Dr. Hrabowski: That’s the belief we want all our students to have. Lola is amazing; she really is. She’s not only the best in research and now a full professor of chemical engineering at Michigan —she also has the Meyerhoff mindset: “Of those to whom much is given, much is required.” She is paying it forward. She regularly hosts students from UMBC at her lab, and welcomes Meyerhoff program graduates who go on to Michigan because of her example.

An important part of our philosophy is not just about helping students individually get to the top; it is about producing excellence. And we talk about inclusive excellence; excellence for not only African Americans, Latinos, but all people who really get it, who have an attitude that says, “I want to help the students of color when I get to my lab.” We need that.

That concept of dreaming and having a vision of your future—unrestricted by what others have said you should be—that was powerful.

We see Meyerhoff Scholars carrying that ethos forward to make an impact in the world. What are some of the exciting projects graduates are working on?

Dr. Hrabowski: Right now, one young woman making history is Kizzmekia Corbett, who is working on a vaccine for COVID-19. She graduated from UMBC, went on to Chapel Hill and is now a researcher at the National Institutes of Health. She’s leading the team that has invented the vaccine that Moderna has in phase three trials right now. It’s huge. 

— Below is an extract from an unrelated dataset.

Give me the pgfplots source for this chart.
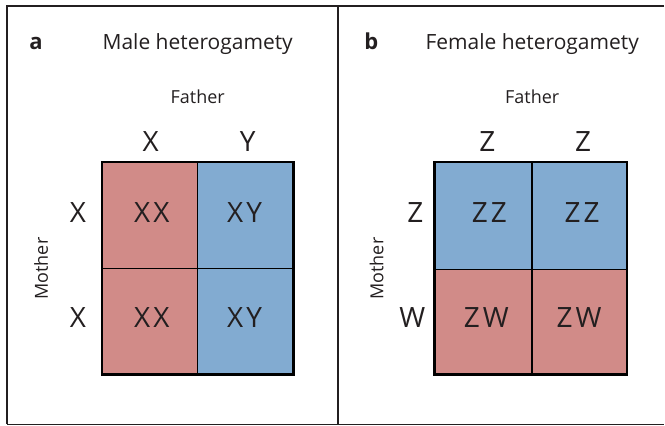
\documentclass[border=0pt]{standalone}
\usepackage{pgfplots}
\pgfplotsset{compat=1.18}
\usepackage{fontspec}
\setmainfont{Open Sans}
\definecolor{redc}{HTML}{D18B88}
\definecolor{bluec}{HTML}{82ABD1}
\definecolor{ink}{HTML}{231F20}
\begin{document}
\begin{tikzpicture}
\begin{axis}[
  scale only axis, width=665pt, height=426pt,
  xmin=0, xmax=665, ymin=0, ymax=426, y dir=reverse,
  hide axis, clip=false,
]
\addplot[draw=none] coordinates {(0,0) (665,426)};
% outer frame (open on the right)
\addplot[draw=ink, line width=2pt] coordinates {(665,6) (7,6) (7,425)};
\addplot[draw=ink, line width=1.2pt] coordinates {(7,425) (665,425)};
\addplot[draw=ink, line width=2pt] coordinates {(339,6) (339,425)};
% panel a cells
\addplot[fill=redc, draw=black, line width=1.5pt] coordinates {(102,162) (198,162) (198,269) (102,269)} -- cycle;
\addplot[fill=bluec, draw=black, line width=1.5pt] coordinates {(198,162) (294,162) (294,269) (198,269)} -- cycle;
\addplot[fill=redc, draw=black, line width=1.5pt] coordinates {(102,269) (198,269) (198,375) (102,375)} -- cycle;
\addplot[fill=bluec, draw=black, line width=1.5pt] coordinates {(198,269) (294,269) (294,375) (198,375)} -- cycle;
\addplot[draw=black, line width=2.5pt] coordinates {(102,162) (294,162) (294,375) (102,375)} -- cycle;
% panel b cells
\addplot[fill=bluec, draw=black, line width=1.5pt] coordinates {(435,162) (533,162) (533,270) (435,270)} -- cycle;
\addplot[fill=bluec, draw=black, line width=1.5pt] coordinates {(533,162) (628,162) (628,270) (533,270)} -- cycle;
\addplot[fill=redc, draw=black, line width=1.5pt] coordinates {(435,270) (533,270) (533,375) (435,375)} -- cycle;
\addplot[fill=redc, draw=black, line width=1.5pt] coordinates {(533,270) (628,270) (628,375) (533,375)} -- cycle;
\addplot[draw=black, line width=2.5pt] coordinates {(435,162) (628,162) (628,375) (435,375)} -- cycle;
\begin{scope}[every node/.style={text=ink, inner sep=0pt}]
% texts panel a
\node[anchor=base, font=\fontsize{22}{24}\selectfont\bfseries] at (axis cs:36,50) {a};
\node[anchor=base, font=\fontsize{21}{24}\selectfont] at (axis cs:198,50) {Male heterogamety};
\node[anchor=base, font=\fontsize{18}{20}\selectfont] at (axis cs:198,104) {Father};
\node[anchor=base, font=\fontsize{28}{30}\selectfont] at (axis cs:151,152) {X};
\node[anchor=base, font=\fontsize{28}{30}\selectfont] at (axis cs:248,152) {Y};
\node[anchor=base, font=\fontsize{28}{30}\selectfont] at (axis cs:78,223) {X};
\node[anchor=base, font=\fontsize{28}{30}\selectfont] at (axis cs:78,328) {X};
\node[anchor=base, font=\fontsize{28}{30}\selectfont] at (axis cs:152,223) {X\kern3ptX};
\node[anchor=base, font=\fontsize{28}{30}\selectfont] at (axis cs:245,223) {X\kern3ptY};
\node[anchor=base, font=\fontsize{28}{30}\selectfont] at (axis cs:152,328) {X\kern3ptX};
\node[anchor=base, font=\fontsize{28}{30}\selectfont] at (axis cs:245,328) {X\kern3ptY};
\node[anchor=base, rotate=90, font=\fontsize{18}{20}\selectfont] at (axis cs:48,269) {Mother};
% texts panel b
\node[anchor=base, font=\fontsize{22}{24}\selectfont\bfseries] at (axis cs:372,50) {b};
\node[anchor=base, font=\fontsize{21}{24}\selectfont] at (axis cs:533,50) {Female heterogamety};
\node[anchor=base, font=\fontsize{18}{20}\selectfont] at (axis cs:533,104) {Father};
\node[anchor=base, font=\fontsize{28}{30}\selectfont] at (axis cs:488,152) {Z};
\node[anchor=base, font=\fontsize{28}{30}\selectfont] at (axis cs:584,152) {Z};
\node[anchor=base, font=\fontsize{28}{30}\selectfont] at (axis cs:416,223) {Z};
\node[anchor=base, font=\fontsize{28}{30}\selectfont] at (axis cs:413,328) {W};
\node[anchor=base, font=\fontsize{28}{30}\selectfont] at (axis cs:490,223) {Z\kern3ptZ};
\node[anchor=base, font=\fontsize{28}{30}\selectfont] at (axis cs:583,223) {Z\kern3ptZ};
\node[anchor=base, font=\fontsize{28}{30}\selectfont] at (axis cs:487,328) {Z\kern3ptW};
\node[anchor=base, font=\fontsize{28}{30}\selectfont] at (axis cs:580,328) {Z\kern3ptW};
\node[anchor=base, rotate=90, font=\fontsize{18}{20}\selectfont] at (axis cs:384,269) {Mother};
\end{scope}
\end{axis}
\end{tikzpicture}
\end{document}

Kafui Dzirasa is also one of our most outstanding graduates. He just won the Young Investigator Award from the Society for Neuroscience for research that’s changing the way we think about depression. But here’s the most amazing part: as a professor at Duke, he has in his contract a clause that says he can come back to UMBC one day a month to mentor Meyerhoff students. I’ve never heard of that before. He comes back every month to mentor, and now he has three or four Meyerhoff Scholars at Duke whom he’s personally recruited. That’s the philosophy of Meyerhoff. It is about the nobility of paying it forward.

Dr. Kafui Dzirasa, a Meyerhoff alum, is the first African American to complete a PhD in Neurobiology at Duke University. He continues to mentor current Meyerhoff Scholars. Photo courtesy of Duke University.

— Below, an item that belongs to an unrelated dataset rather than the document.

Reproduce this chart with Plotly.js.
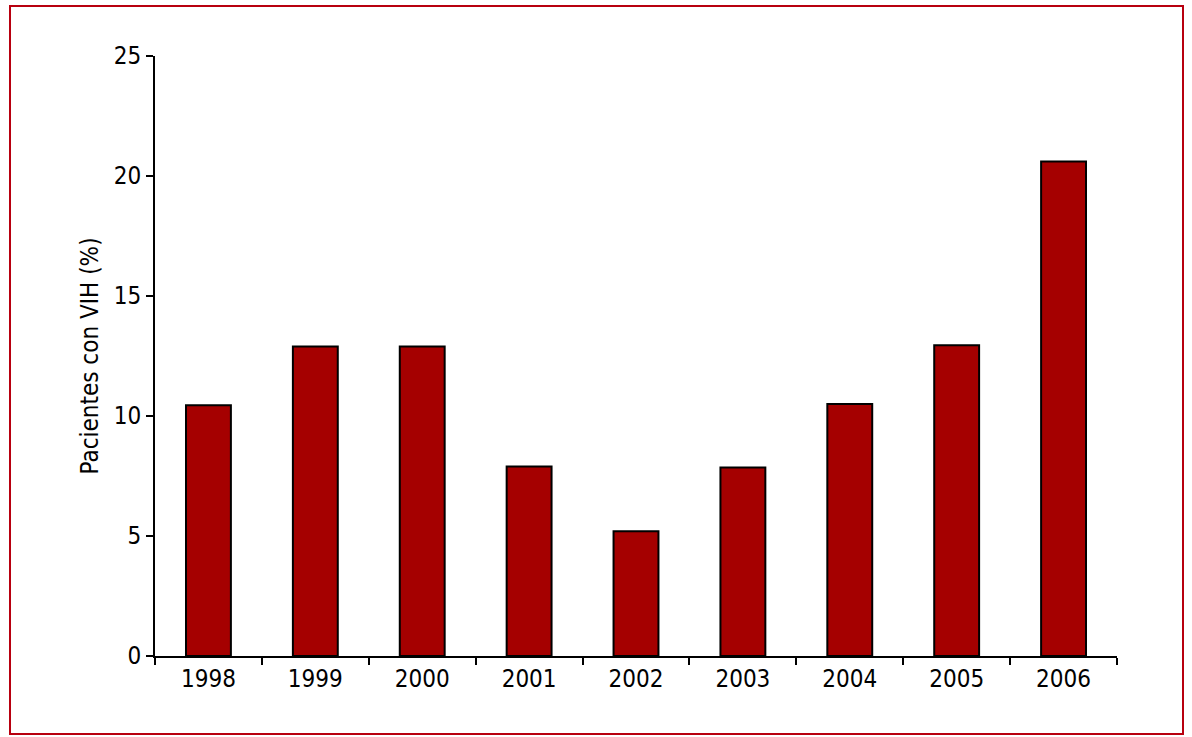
<!DOCTYPE html>
<html>
<head>
<meta charset="utf-8">
<script src="https://cdn.plot.ly/plotly-3.0.1.min.js"></script>
<style>
  html, body { margin: 0; padding: 0; background: #fff; }
  #frame { position: absolute; left: 9px; top: 5px; width: 1171px; height: 726px; border: 2px solid #b8000f; }
  #chart { position: absolute; left: 0; top: 0; width: 1192px; height: 737px; }
</style>
</head>
<body>
<div id="frame"></div>
<div id="chart"></div>
<script>
// years and share of patients with HIV (%)
var years = ['1998', '1999', '2000', '2001', '2002', '2003', '2004', '2005', '2006'];
var pctVIH = [10.45, 12.9, 12.9, 7.9, 5.2, 7.85, 10.5, 12.95, 20.6];
var yTicks = [0, 5, 10, 15, 20, 25];

var font = 'DejaVu Sans Condensed, Liberation Sans, sans-serif';

var trace = {
    type: 'bar',
    x: years,
    y: pctVIH,
    width: 0.42,
    marker: {
        color: '#a50000',
        line: { color: '#000', width: 2 }
    },
    hoverinfo: 'x+y'
};

var layout = {
    width: 1192,
    height: 737,
    margin: { l: 155, r: 75, t: 56, b: 81 },
    paper_bgcolor: 'rgba(0,0,0,0)',
    plot_bgcolor: 'rgba(0,0,0,0)',
    showlegend: false,
    font: { family: font, color: '#000', size: 24 },
    xaxis: {
        type: 'category',
        range: [-0.5, 8.5],
        showline: true,
        linecolor: '#000',
        linewidth: 2,
        ticks: 'outside',
        tickson: 'boundaries',
        ticklen: 7,
        tickwidth: 2,
        tickcolor: '#000',
        showgrid: false,
        zeroline: false,
        tickfont: { family: font, size: 24 }
    },
    yaxis: {
        range: [0, 25],
        tickvals: yTicks,
        showline: true,
        linecolor: '#000',
        linewidth: 2,
        ticks: 'outside',
        ticklen: 7,
        tickwidth: 2,
        tickcolor: '#000',
        showgrid: false,
        zeroline: false,
        tickfont: { family: font, size: 24 },
        title: {
            text: 'Pacientes con VIH (%)',
            font: { family: font, size: 24 },
            standoff: 8
        }
    }
};

Plotly.newPlot('chart', [trace], layout, { displayModeBar: false, staticPlot: true });
</script>
</body>
</html>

Dr. Eniola-Adefeso: I have a Rolodex of Meyerhoff alumni, 80 percent of whom are African Americans, all of whom are changing the world. Whenever somebody asks me for a recommendation, I can almost always connect them with an African American person with a PhD in that field. I don’t know many people in the world who can say that.

Despite this success, we continue to see systemic disparities in education. What’s your message to people working to make progress in other schools, especially as the Meyerhoff Program expands to UC Berkeley and UC San Diego? 

Dr. Eniola-Adefeso: I think the need that existed when the Meyerhoff program began still exists now. Having been a faculty member for the last 15 years, I still see a lot of our students in engineering, in my institution and across others, struggle when they’re in the minority. There are still not many who look like them. There’s no program like Meyerhoff to bring them all together. We need to change that. And I know we can. 

Dr. Hrabowski: We have to keep pushing institutions to come up to the plate and do much more to support students, especially in science and engineering. It’s going to require changing the culture. If we’re truthful with ourselves, we know we have a lot of work to do. 

And that’s the point of Meyerhoff: showing that even though there’s more work to do, it can be done. Showing that the number one investigator in neuroscience in the world, and the inventor of a COVID-19 vaccine, can be Black. That’s what we have to keep showing.